See the evil in crime, Hamas
While reading the recent opinion piece by Robert Kretzmer in The Californian, I began to question my sanity. Is Kretzmer seeing the same protests that the rest of the world sees? Or is he merely gaslighting to excuse the inexcusable?
His article attempts to launder the actual nature and motivation of the violent protests we’ve seen on college campuses around the country by imputing noble intentions to the perpetrators. In doing so he makes a case that they themselves do not make.
He claims that the protesters merely want a cease-fire and that they do not actually support Hamas. Are we to believe his assertions or should we believe the signs carried by the people he defends — signs that say “death to Israel,” “death to Jews,” and “death to America”? No one who advocates death to Jews has a belief system compatible with American values, and anyone who proclaims “death to America” is a self-declared enemy of our country. We certainly should not condone or make excuses for these sentiments, and neither should we pay off student loans for the spoiled and entitled reprobates who express them.

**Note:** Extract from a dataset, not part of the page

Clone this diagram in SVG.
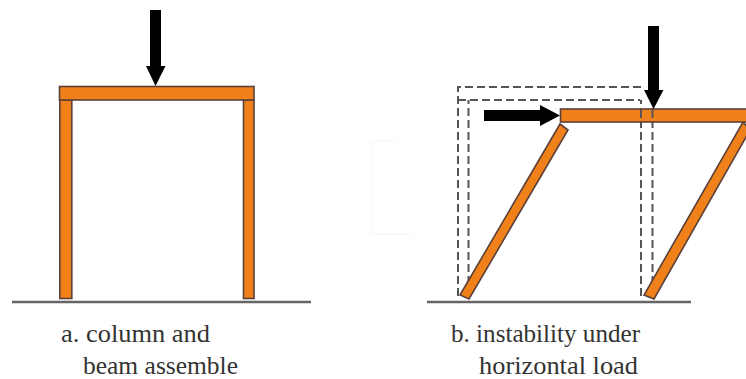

Kretzmer attempts to wrap these antisemitic protesters in the mantle of the Civil Rights Movement by invoking John Lewis and the concept of nonviolent civil disobedience. This comparison is an insult to the Civil Rights Movement in this country and the principles upon which it was based.
The fact is that Hamas has acted on a belief system that pervades many cultures in the Middle East by murdering Jews in an effort to destroy the Israeli state. This belief system was the fuel for the terrorist acts of Oct. 7 and is the foundation of the wailing protests against Israel’s entirely understandable response. If Hamas wants a cease-fire, they can come out from behind the women and children they’re using as human shields, release all of the hostages they’ve raped and tortured for the past several months, and surrender unconditionally to the Israelis.
But Hamas won’t do this. Hamas is relying on people in the West, led by people who share the views of these fools protesting on our campuses and before our city councils, to pressure Israel into allowing them to survive. Survival for Hamas means survival of terrorists — survival to commit atrocities again.
The First Amendment protects the right of the people to “peaceably assemble” to “petition the government for a redress of grievances.” This right does not extend to vandalism, theft, trespassing, assaulting police officers or any of the other crimes we’ve seen on these campuses.
I’m not a postgraduate student researching a doctoral thesis on 21st century Marxist feminism and its effects on climate at an Ivy League school, so maybe my intellect isn’t comparable to these protesters. But seeing the evil in crime, even committed by earnest idiots, is easy. Seeing the evil of Hamas is easy. Seeing through terrorists’ flimsy efforts to paint themselves as victims is also easy, perhaps easiest of all.